Ordinarily, construction of an 11-story building would not require a tower crane with a 230-foot boom radius, but the project's tight fit made it necessary to erect such a tower crane to pick steel and conduct concrete bucket pours. To keep the alley open to serve the surrounding buildings, the crane had to be erected within the building footprint, in the space eventually occupied by the stairwell. Even setting up the tower crane proved a challenge. LeMessurier designed a thicker than usual concrete mat to support the crane. To erect the crane, two service cranes were required, but only one fit into the alley.
With no staging or lay-down area available, the delivery of materials and the work of trades had to be meticulously scheduled to avoid logjams. Materials were taken directly off delivery trucks and placed; trades were scheduled so that their work would not conflict with others. To compensate for the lack of lay-down area, some material, such as the exterior metal panels was laid down inside the building footprint, occupying precious floor space. "That prevented us from building the inside until most of the skin was completed," says Pennie.
The nearly column-free structural design of the building was driven by two factors: the requirement that the building's ground-floor service dock accommodate the State Transportation Building, and the building's program, which includes two performing arts theaters and two TV studios. With such a small footprint, the service dock occupies almost all of the building's ground floor. "The only two interior columns on the entire project go all the way up through the building without ever having to be transferred, even though they pass through seven or eight completely different functional spaces," says LeMessurier project engineer, Brian Eaton.
The tight site and soil conditions necessitated the creation of deep-drilled concrete shafts offset from the property line to support the building. Crews drilled through 100 feet of thick, muddy Boston blue clay before reaching the glacial till, says Eaton. A system of heavy concrete transfer beams in the ground dissipates the loads from the perimeter columns inward into the six-foot-diameter shafts. Next door, the Majestic, with its shallower brick footings, was underpinned to secure its foundation.
Ironically, being boxed in on three sides made it easier to devise a diagonal bracing system to resist hurricane force winds and meet seismic requirements, with the bracing installed on the outside walls on the building's three enclosed sides. Although Boston is a marginal seismic zone, a 10-inch gap was required to separate the building from the adjacent buildings. The bracing was required to prevent any sway that might move the building over the property line.

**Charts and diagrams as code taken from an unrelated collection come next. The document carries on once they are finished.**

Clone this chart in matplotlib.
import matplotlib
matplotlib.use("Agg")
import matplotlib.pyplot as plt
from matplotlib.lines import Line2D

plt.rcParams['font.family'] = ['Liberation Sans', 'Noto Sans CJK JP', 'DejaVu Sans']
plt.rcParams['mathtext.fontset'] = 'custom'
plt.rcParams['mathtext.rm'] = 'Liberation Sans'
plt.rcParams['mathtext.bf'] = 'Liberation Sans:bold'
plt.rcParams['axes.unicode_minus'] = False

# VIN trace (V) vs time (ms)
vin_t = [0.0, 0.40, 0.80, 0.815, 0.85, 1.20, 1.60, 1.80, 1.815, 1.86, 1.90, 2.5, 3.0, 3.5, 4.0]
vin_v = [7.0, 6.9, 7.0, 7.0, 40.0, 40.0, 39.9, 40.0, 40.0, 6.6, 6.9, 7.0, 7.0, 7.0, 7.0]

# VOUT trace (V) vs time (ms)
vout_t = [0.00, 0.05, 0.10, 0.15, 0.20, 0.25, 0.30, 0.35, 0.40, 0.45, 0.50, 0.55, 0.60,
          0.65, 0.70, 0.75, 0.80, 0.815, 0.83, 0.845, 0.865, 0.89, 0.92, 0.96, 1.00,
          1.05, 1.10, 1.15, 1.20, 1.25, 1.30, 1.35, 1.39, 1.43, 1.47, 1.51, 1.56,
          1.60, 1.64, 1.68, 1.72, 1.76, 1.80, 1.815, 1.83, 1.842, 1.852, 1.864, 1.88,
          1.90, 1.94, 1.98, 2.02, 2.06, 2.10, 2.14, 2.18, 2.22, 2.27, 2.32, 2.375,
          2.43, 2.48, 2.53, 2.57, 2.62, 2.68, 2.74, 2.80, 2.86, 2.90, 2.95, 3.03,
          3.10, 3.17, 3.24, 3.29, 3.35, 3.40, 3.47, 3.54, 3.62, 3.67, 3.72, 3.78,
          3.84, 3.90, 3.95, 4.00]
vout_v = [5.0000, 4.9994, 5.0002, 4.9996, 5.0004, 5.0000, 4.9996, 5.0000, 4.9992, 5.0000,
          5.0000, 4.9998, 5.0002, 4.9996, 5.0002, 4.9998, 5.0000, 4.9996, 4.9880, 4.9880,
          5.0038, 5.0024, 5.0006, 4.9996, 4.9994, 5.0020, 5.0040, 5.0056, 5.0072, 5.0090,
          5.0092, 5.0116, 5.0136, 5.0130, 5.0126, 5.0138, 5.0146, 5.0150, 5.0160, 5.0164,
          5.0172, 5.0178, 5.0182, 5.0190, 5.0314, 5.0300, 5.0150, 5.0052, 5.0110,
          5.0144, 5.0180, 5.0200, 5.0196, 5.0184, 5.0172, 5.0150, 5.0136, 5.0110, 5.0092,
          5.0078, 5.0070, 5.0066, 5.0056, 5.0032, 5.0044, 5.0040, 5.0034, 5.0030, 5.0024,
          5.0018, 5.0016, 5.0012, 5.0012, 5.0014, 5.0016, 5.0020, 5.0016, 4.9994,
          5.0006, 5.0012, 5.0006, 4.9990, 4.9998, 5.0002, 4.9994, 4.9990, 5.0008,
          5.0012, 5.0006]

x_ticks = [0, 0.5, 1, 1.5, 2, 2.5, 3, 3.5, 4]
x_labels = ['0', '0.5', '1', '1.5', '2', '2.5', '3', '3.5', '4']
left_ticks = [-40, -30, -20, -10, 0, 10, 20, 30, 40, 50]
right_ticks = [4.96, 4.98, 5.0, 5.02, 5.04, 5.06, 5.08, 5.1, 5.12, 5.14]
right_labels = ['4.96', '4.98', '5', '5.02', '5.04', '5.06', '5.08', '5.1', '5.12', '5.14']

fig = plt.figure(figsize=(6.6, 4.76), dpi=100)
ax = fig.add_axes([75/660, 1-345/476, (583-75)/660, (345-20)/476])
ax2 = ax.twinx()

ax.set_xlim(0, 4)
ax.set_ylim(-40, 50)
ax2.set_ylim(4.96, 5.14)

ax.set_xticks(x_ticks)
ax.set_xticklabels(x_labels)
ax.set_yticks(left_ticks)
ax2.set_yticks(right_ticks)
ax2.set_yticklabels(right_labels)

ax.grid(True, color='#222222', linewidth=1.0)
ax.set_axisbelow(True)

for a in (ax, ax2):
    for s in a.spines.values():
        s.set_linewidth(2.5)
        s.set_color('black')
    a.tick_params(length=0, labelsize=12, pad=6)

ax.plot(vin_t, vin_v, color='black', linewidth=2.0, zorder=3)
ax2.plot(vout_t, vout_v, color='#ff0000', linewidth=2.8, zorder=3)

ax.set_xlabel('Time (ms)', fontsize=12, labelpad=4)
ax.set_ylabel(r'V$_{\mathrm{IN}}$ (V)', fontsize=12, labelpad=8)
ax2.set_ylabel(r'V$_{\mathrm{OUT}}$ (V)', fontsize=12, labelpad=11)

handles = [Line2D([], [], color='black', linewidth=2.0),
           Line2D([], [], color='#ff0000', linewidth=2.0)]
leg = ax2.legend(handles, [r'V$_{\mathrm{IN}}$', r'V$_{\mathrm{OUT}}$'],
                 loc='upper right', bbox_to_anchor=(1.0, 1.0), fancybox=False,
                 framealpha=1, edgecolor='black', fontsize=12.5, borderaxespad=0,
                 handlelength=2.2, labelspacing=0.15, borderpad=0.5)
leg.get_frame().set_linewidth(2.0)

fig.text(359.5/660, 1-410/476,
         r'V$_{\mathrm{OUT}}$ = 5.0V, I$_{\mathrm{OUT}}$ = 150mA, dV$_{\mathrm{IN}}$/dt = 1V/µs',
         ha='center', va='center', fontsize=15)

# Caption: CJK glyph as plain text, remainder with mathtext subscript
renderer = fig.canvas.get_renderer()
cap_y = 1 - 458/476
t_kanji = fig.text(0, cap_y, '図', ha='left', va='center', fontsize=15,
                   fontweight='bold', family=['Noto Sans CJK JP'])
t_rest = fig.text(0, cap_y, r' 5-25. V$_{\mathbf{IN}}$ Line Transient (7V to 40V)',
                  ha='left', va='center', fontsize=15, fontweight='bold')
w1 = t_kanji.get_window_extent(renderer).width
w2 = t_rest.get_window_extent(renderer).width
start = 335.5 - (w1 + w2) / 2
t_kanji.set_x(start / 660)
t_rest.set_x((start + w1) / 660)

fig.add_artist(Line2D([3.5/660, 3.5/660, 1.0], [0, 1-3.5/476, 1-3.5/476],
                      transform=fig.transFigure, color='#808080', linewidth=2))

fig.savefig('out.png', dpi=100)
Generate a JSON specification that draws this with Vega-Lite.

To conserve ceiling space, penetrations were cut into the structural steel, but Koup says the use of large-diameter HVAC ducts to accommodate slow-moving air for sound reduction around the theaters and television studios and the space required to run the miles of wire and cable in the building still severely cramped the space.

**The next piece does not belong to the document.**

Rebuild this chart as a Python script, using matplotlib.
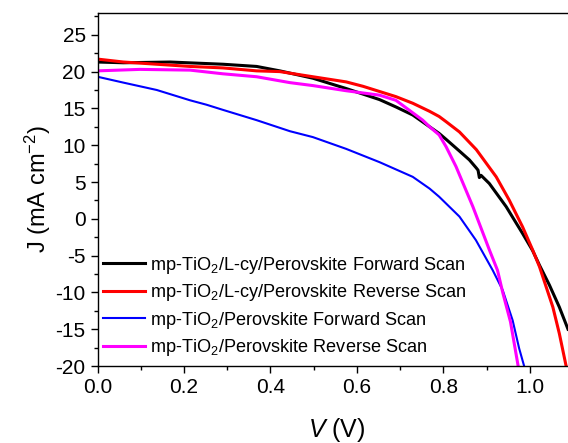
import matplotlib
matplotlib.use("Agg")
import matplotlib.pyplot as plt
from matplotlib.ticker import MultipleLocator

plt.rcParams['font.family'] = ['Liberation Sans', 'DejaVu Sans']
plt.rcParams['mathtext.fontset'] = 'custom'
plt.rcParams['mathtext.rm'] = 'Liberation Sans'
plt.rcParams['mathtext.it'] = 'Liberation Sans:italic'
plt.rcParams['axes.unicode_minus'] = False

# mp-TiO2/L-cy/Perovskite Forward Scan
v_lcy_fwd = [0.0, 0.06, 0.168, 0.29, 0.368, 0.4215, 0.498, 0.575, 0.652, 0.69, 0.729,
             0.768, 0.79, 0.806, 0.837, 0.86, 0.876, 0.880, 0.883, 0.887, 0.906, 0.945,
             0.983, 1.006, 1.022, 1.045, 1.068, 1.088]
j_lcy_fwd = [21.3, 21.2, 21.3, 21.0, 20.7, 20.1, 19.1, 17.7, 16.2, 15.2, 14.1,
             12.5, 11.6, 10.8, 9.2, 8.0, 6.9, 6.6, 5.6, 5.9, 4.8, 1.65,
             -2.0, -4.3, -6.3, -9.0, -12.0, -15.0]

# mp-TiO2/L-cy/Perovskite Reverse Scan
v_lcy_rev = [0.0, 0.06, 0.137, 0.214, 0.29, 0.368, 0.4215, 0.498, 0.575, 0.614, 0.652,
             0.69, 0.729, 0.768, 0.79, 0.806, 0.837, 0.876, 0.922, 0.952, 0.983, 1.006,
             1.022, 1.053, 1.068, 1.084]
j_lcy_rev = [21.7, 21.3, 21.0, 20.7, 20.5, 20.1, 20.0, 19.3, 18.6, 18.0, 17.3,
             16.6, 15.7, 14.6, 13.9, 13.2, 11.8, 9.4, 5.7, 2.55, -1.1, -4.2,
             -6.5, -12.0, -15.6, -20.1]

# mp-TiO2/Perovskite Forward Scan
v_ref_fwd = [0.0, 0.06, 0.137, 0.214, 0.252, 0.29, 0.368, 0.445, 0.498, 0.575, 0.652,
             0.729, 0.768, 0.79, 0.837, 0.875, 0.914, 0.937, 0.96, 0.975, 0.987]
j_ref_fwd = [19.3, 18.5, 17.5, 16.1, 15.5, 14.8, 13.4, 11.9, 11.1, 9.5, 7.7,
             5.7, 4.1, 3.0, 0.3, -2.9, -7.0, -9.7, -13.8, -17.6, -20.1]

# mp-TiO2/Perovskite Reverse Scan
v_ref_rev = [0.0, 0.098, 0.214, 0.29, 0.368, 0.445, 0.498, 0.575, 0.652, 0.69, 0.729,
             0.752, 0.768, 0.79, 0.806, 0.829, 0.868, 0.906, 0.925, 0.937, 0.955, 0.973]
j_ref_rev = [20.1, 20.3, 20.2, 19.7, 19.3, 18.5, 18.1, 17.4, 16.8, 16.1, 14.4,
             13.4, 12.5, 11.4, 9.8, 7.1, 1.65, -4.2, -7.0, -10.0, -14.0, -20.1]

labels = ["mp-TiO$_2$/L-cy/Perovskite Forward Scan",
          "mp-TiO$_2$/L-cy/Perovskite Reverse Scan",
          "mp-TiO$_2$/Perovskite Forward Scan",
          "mp-TiO$_2$/Perovskite Reverse Scan"]

fig = plt.figure(figsize=(5.68, 4.43), dpi=100)
ax = fig.add_axes([0.1717, 0.1738, 0.8283, 0.7975])

ax.plot(v_lcy_fwd, j_lcy_fwd, color="black", lw=2.2, label=labels[0])
ax.plot(v_lcy_rev, j_lcy_rev, color="#ff0000", lw=2.2, label=labels[1])
ax.plot(v_ref_fwd, j_ref_fwd, color="#0000ff", lw=1.5, label=labels[2])
ax.plot(v_ref_rev, j_ref_rev, color="#ff00ff", lw=2.2, label=labels[3])

ax.set_xlim(0, 1.088)
ax.set_ylim(-20, 28)
ax.xaxis.set_major_locator(MultipleLocator(0.2))
ax.xaxis.set_minor_locator(MultipleLocator(0.1))
ax.yaxis.set_major_locator(MultipleLocator(5))
ax.yaxis.set_minor_locator(MultipleLocator(2.5))
ax.xaxis.set_major_formatter(plt.FormatStrFormatter('%.1f'))
ax.tick_params(which='both', direction='out', labelsize=15, width=1)
ax.tick_params(which='major', length=5)
ax.tick_params(which='minor', length=3)
ax.spines['right'].set_visible(False)
for s in ['left', 'bottom', 'top']:
    ax.spines[s].set_linewidth(1)

ax.set_xlabel("$V$ (V)", fontsize=18)
ax.xaxis.set_label_coords(0.509, -0.142)
ax.set_ylabel("J (mA cm$^{-2}$)", fontsize=17, labelpad=2)

ax.legend(loc='lower left', bbox_to_anchor=(0.012, 0.022), frameon=False,
          fontsize=13.1, handlelength=2.3, handletextpad=0.28,
          labelspacing=0.36, borderpad=0, borderaxespad=0)

fig.savefig("out.png", dpi=100)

The Tufte Center is the first new building Emerson College has constructed in its 124-year history. For the past 10 years, the well-respected performing arts and broadcast institution has been relocating its campus from historic brownstones in upscale Back Bay, to buildings that it began purchasing in the Theater District in the early 1990s, when prices were low.
Elkus/Manfredi's Koup says three months were spent at the outset conducting feasibility studies and determining what elements could logically fit into the building program, given its small footprint, a height restriction of 155 feet, and a floor-area ratio of 10.
The building contains two performing arts theaters, two television studios, faculty offices, digital media laboratories, dressing rooms for the theaters, and dressing rooms and support facilities for the Majestic. (An art gallery was added later.) Flexible lighting, sound, set and costume design, and makeup studio facilities double as support spaces for performance and classroom activities.
From Boylston Place, students enter the Tufte Center through the Walker Building.
To maximize the limited amount of daylight and views afforded by Allen's Alley, the building was configured with the "black box" theater and television spaces located on the inner portion of the building against the walls that border the State Transportation Building. Faculty offices and functions that support the black box spaces, such as lobbies, which benefit from the daylight and views, were located on the outer portion of the building along the alley.
Elkus/Manfredi wanted to give the Tufte Center the same lively, creative environment found in the theater department's previous brownstone facilities. "Every space in the building is considered a performance space," says Koup. Wherever possible, double-height spaces were created to form "balcony overlooks," which can be used for pre- or post-show performances, or to extend performances out from the theaters and into other parts of the building. Balconies are provided in the main entrance and theater lobbies.
The "industrial chic" aesthetic of the theater spaces is carried through the building, with theater lighting hanging from rigging in dark open ceilings. Walls are white and sparsely decorated. Inspired by the color bar in a television test pattern, bold blue, red, and green spot color accents are illuminated over doorways, on walls and HVAC ducts, and elsewhere throughout the irregularly shaped building.
Two cantilevered curtain wall elements supported by 5x5-inch steel tubes give the exterior added character and provide better sightlines and views. Along the second-floor theater lobby, a downward sloping glass curtain wall cantilevers over the entrance to the service dock and Allen's Alley, angling outward slightly more at the end facing the alley's entrance. Instead of looking directly across the alley at the fire escape (à la "West Side Story") and blank end wall of the Colonial Theater, the angle of the curtain wall gives theatergoers a better view of the stairwell light show at the end of the alley. Pulling the curtain wall out at that angle also provides onlookers from the street a view into the lobby.
Air rights had to be secured to allow the curtain wall on the top three floors of the Tufte Center to cantilever over the Walker Building where the two buildings connect. Referred to by the Building Team as the "tree house," the three-story curtain wall encloses three seminar rooms and offers breathtaking views from Emerson's new home in the Theater District north over Boston Common and the Charles River.
Just across the Common, Emerson's former brownstone campus in the Back Bay is visible, a few blocks and more than a century in the distance.